Set exercise
Copy all of the material exactly. Pictures are not to appear in the copy.

Recorded data

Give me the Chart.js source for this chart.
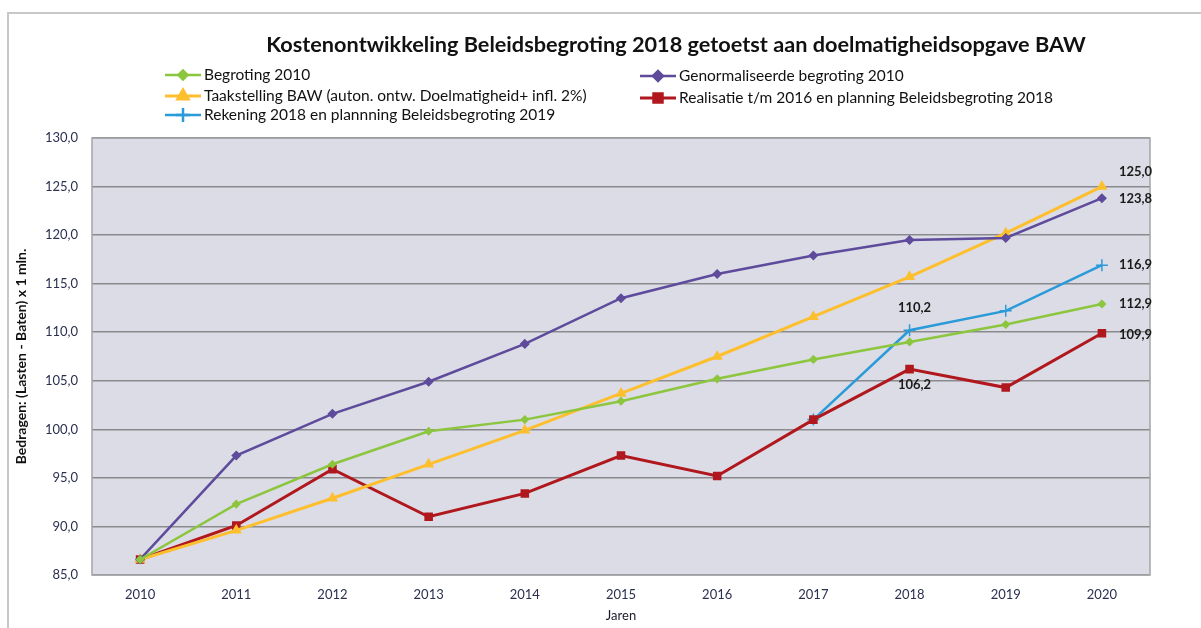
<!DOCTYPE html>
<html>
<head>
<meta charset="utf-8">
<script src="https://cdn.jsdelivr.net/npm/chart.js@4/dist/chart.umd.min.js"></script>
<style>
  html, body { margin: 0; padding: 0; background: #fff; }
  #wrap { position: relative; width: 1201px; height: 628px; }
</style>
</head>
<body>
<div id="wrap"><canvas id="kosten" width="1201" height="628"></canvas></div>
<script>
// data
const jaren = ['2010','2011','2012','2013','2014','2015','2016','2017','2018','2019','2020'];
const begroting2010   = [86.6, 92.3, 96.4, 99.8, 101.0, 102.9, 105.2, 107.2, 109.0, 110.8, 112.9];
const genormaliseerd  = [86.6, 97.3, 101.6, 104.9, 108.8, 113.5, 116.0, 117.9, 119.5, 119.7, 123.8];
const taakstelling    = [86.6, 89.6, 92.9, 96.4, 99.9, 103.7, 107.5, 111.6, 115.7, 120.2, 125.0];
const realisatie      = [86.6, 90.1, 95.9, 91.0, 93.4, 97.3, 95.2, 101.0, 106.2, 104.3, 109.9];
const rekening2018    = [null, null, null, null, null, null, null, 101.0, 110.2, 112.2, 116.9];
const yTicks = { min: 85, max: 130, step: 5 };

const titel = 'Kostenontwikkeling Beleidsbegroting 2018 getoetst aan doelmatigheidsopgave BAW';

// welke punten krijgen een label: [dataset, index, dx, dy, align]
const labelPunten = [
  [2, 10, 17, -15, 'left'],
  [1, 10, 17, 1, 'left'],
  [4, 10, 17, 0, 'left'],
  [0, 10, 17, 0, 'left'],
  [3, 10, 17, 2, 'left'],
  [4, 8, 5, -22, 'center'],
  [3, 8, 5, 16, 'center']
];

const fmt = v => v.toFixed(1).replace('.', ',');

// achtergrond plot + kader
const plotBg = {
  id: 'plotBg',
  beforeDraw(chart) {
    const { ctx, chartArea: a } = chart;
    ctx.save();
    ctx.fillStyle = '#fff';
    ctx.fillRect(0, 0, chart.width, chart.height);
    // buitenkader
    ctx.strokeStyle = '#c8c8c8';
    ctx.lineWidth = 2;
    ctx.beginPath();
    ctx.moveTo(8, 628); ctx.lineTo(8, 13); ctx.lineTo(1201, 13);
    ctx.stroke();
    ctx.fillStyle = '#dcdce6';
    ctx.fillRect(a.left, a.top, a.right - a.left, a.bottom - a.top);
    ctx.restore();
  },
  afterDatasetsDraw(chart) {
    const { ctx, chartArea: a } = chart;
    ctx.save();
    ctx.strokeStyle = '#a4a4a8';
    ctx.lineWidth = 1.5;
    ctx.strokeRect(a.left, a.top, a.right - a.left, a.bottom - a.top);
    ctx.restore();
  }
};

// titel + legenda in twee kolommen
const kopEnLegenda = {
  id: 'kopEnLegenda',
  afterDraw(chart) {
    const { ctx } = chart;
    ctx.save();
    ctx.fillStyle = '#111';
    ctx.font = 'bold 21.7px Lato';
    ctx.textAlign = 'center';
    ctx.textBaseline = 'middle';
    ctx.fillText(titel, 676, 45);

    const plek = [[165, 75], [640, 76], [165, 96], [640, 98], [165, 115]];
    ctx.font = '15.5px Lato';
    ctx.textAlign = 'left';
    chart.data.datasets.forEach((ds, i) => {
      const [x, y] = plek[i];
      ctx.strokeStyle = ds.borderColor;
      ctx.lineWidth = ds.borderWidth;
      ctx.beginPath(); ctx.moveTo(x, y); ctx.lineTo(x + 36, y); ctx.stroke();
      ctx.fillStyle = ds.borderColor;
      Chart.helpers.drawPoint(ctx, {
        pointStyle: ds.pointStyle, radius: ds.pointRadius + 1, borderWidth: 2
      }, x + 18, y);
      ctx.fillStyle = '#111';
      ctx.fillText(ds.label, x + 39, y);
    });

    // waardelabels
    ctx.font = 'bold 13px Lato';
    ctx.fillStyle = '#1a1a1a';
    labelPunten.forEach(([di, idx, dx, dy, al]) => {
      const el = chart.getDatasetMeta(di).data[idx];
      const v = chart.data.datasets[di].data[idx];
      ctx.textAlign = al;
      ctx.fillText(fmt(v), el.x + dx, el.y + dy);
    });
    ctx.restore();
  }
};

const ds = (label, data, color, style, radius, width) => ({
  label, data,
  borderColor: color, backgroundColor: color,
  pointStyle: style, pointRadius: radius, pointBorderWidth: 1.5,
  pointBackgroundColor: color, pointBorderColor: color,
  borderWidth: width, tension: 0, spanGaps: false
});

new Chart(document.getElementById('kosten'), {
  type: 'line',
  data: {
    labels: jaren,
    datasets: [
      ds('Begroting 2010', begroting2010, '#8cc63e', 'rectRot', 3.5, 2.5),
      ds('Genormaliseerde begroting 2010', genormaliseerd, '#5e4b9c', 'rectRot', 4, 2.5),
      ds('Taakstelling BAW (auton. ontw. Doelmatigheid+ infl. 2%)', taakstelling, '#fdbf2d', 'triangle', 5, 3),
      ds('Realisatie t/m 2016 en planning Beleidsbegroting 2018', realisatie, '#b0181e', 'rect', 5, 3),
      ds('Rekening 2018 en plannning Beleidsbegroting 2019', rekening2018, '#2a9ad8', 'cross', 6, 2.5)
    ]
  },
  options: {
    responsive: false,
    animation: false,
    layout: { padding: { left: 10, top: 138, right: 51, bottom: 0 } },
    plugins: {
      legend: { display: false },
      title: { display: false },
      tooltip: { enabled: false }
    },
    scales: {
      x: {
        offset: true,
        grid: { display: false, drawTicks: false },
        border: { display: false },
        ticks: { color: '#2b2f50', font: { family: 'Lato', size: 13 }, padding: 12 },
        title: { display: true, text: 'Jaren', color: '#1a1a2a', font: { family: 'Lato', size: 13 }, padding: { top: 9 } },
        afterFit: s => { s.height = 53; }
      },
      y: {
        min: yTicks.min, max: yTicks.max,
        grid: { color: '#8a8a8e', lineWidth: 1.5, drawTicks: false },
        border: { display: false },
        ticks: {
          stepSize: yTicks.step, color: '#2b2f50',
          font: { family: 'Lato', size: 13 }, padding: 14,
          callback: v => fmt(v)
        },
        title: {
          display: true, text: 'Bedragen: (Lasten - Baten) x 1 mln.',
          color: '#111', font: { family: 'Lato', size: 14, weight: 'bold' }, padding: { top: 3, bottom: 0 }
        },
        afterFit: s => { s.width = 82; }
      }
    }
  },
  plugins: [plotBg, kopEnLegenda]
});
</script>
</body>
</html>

Solved exercise
Give me the Chart.js source for this chart.
<!DOCTYPE html>
<html>
<head>
<meta charset="utf-8">
<script src="https://cdn.jsdelivr.net/npm/chart.js@4/dist/chart.umd.min.js"></script>
<style>
  html, body { margin: 0; padding: 0; background: #fff; }
  #wrap { position: relative; width: 1201px; height: 628px; }
</style>
</head>
<body>
<div id="wrap"><canvas id="kosten" width="1201" height="628"></canvas></div>
<script>
// data
const jaren = ['2010','2011','2012','2013','2014','2015','2016','2017','2018','2019','2020'];
const begroting2010   = [86.6, 92.3, 96.4, 99.8, 101.0, 102.9, 105.2, 107.2, 109.0, 110.8, 112.9];
const genormaliseerd  = [86.6, 97.3, 101.6, 104.9, 108.8, 113.5, 116.0, 117.9, 119.5, 119.7, 123.8];
const taakstelling    = [86.6, 89.6, 92.9, 96.4, 99.9, 103.7, 107.5, 111.6, 115.7, 120.2, 125.0];
const realisatie      = [86.6, 90.1, 95.9, 91.0, 93.4, 97.3, 95.2, 101.0, 106.2, 104.3, 109.9];
const rekening2018    = [null, null, null, null, null, null, null, 101.0, 110.2, 112.2, 116.9];
const yTicks = { min: 85, max: 130, step: 5 };

const titel = 'Kostenontwikkeling Beleidsbegroting 2018 getoetst aan doelmatigheidsopgave BAW';

// welke punten krijgen een label: [dataset, index, dx, dy, align]
const labelPunten = [
  [2, 10, 17, -15, 'left'],
  [1, 10, 17, 1, 'left'],
  [4, 10, 17, 0, 'left'],
  [0, 10, 17, 0, 'left'],
  [3, 10, 17, 2, 'left'],
  [4, 8, 5, -22, 'center'],
  [3, 8, 5, 16, 'center']
];

const fmt = v => v.toFixed(1).replace('.', ',');

// achtergrond plot + kader
const plotBg = {
  id: 'plotBg',
  beforeDraw(chart) {
    const { ctx, chartArea: a } = chart;
    ctx.save();
    ctx.fillStyle = '#fff';
    ctx.fillRect(0, 0, chart.width, chart.height);
    // buitenkader
    ctx.strokeStyle = '#c8c8c8';
    ctx.lineWidth = 2;
    ctx.beginPath();
    ctx.moveTo(8, 628); ctx.lineTo(8, 13); ctx.lineTo(1201, 13);
    ctx.stroke();
    ctx.fillStyle = '#dcdce6';
    ctx.fillRect(a.left, a.top, a.right - a.left, a.bottom - a.top);
    ctx.restore();
  },
  afterDatasetsDraw(chart) {
    const { ctx, chartArea: a } = chart;
    ctx.save();
    ctx.strokeStyle = '#a4a4a8';
    ctx.lineWidth = 1.5;
    ctx.strokeRect(a.left, a.top, a.right - a.left, a.bottom - a.top);
    ctx.restore();
  }
};

// titel + legenda in twee kolommen
const kopEnLegenda = {
  id: 'kopEnLegenda',
  afterDraw(chart) {
    const { ctx } = chart;
    ctx.save();
    ctx.fillStyle = '#111';
    ctx.font = 'bold 21.7px Lato';
    ctx.textAlign = 'center';
    ctx.textBaseline = 'middle';
    ctx.fillText(titel, 676, 45);

    const plek = [[165, 75], [640, 76], [165, 96], [640, 98], [165, 115]];
    ctx.font = '15.5px Lato';
    ctx.textAlign = 'left';
    chart.data.datasets.forEach((ds, i) => {
      const [x, y] = plek[i];
      ctx.strokeStyle = ds.borderColor;
      ctx.lineWidth = ds.borderWidth;
      ctx.beginPath(); ctx.moveTo(x, y); ctx.lineTo(x + 36, y); ctx.stroke();
      ctx.fillStyle = ds.borderColor;
      Chart.helpers.drawPoint(ctx, {
        pointStyle: ds.pointStyle, radius: ds.pointRadius + 1, borderWidth: 2
      }, x + 18, y);
      ctx.fillStyle = '#111';
      ctx.fillText(ds.label, x + 39, y);
    });

    // waardelabels
    ctx.font = 'bold 13px Lato';
    ctx.fillStyle = '#1a1a1a';
    labelPunten.forEach(([di, idx, dx, dy, al]) => {
      const el = chart.getDatasetMeta(di).data[idx];
      const v = chart.data.datasets[di].data[idx];
      ctx.textAlign = al;
      ctx.fillText(fmt(v), el.x + dx, el.y + dy);
    });
    ctx.restore();
  }
};

const ds = (label, data, color, style, radius, width) => ({
  label, data,
  borderColor: color, backgroundColor: color,
  pointStyle: style, pointRadius: radius, pointBorderWidth: 1.5,
  pointBackgroundColor: color, pointBorderColor: color,
  borderWidth: width, tension: 0, spanGaps: false
});

new Chart(document.getElementById('kosten'), {
  type: 'line',
  data: {
    labels: jaren,
    datasets: [
      ds('Begroting 2010', begroting2010, '#8cc63e', 'rectRot', 3.5, 2.5),
      ds('Genormaliseerde begroting 2010', genormaliseerd, '#5e4b9c', 'rectRot', 4, 2.5),
      ds('Taakstelling BAW (auton. ontw. Doelmatigheid+ infl. 2%)', taakstelling, '#fdbf2d', 'triangle', 5, 3),
      ds('Realisatie t/m 2016 en planning Beleidsbegroting 2018', realisatie, '#b0181e', 'rect', 5, 3),
      ds('Rekening 2018 en plannning Beleidsbegroting 2019', rekening2018, '#2a9ad8', 'cross', 6, 2.5)
    ]
  },
  options: {
    responsive: false,
    animation: false,
    layout: { padding: { left: 10, top: 138, right: 51, bottom: 0 } },
    plugins: {
      legend: { display: false },
      title: { display: false },
      tooltip: { enabled: false }
    },
    scales: {
      x: {
        offset: true,
        grid: { display: false, drawTicks: false },
        border: { display: false },
        ticks: { color: '#2b2f50', font: { family: 'Lato', size: 13 }, padding: 12 },
        title: { display: true, text: 'Jaren', color: '#1a1a2a', font: { family: 'Lato', size: 13 }, padding: { top: 9 } },
        afterFit: s => { s.height = 53; }
      },
      y: {
        min: yTicks.min, max: yTicks.max,
        grid: { color: '#8a8a8e', lineWidth: 1.5, drawTicks: false },
        border: { display: false },
        ticks: {
          stepSize: yTicks.step, color: '#2b2f50',
          font: { family: 'Lato', size: 13 }, padding: 14,
          callback: v => fmt(v)
        },
        title: {
          display: true, text: 'Bedragen: (Lasten - Baten) x 1 mln.',
          color: '#111', font: { family: 'Lato', size: 14, weight: 'bold' }, padding: { top: 3, bottom: 0 }
        },
        afterFit: s => { s.width = 82; }
      }
    }
  },
  plugins: [plotBg, kopEnLegenda]
});
</script>
</body>
</html>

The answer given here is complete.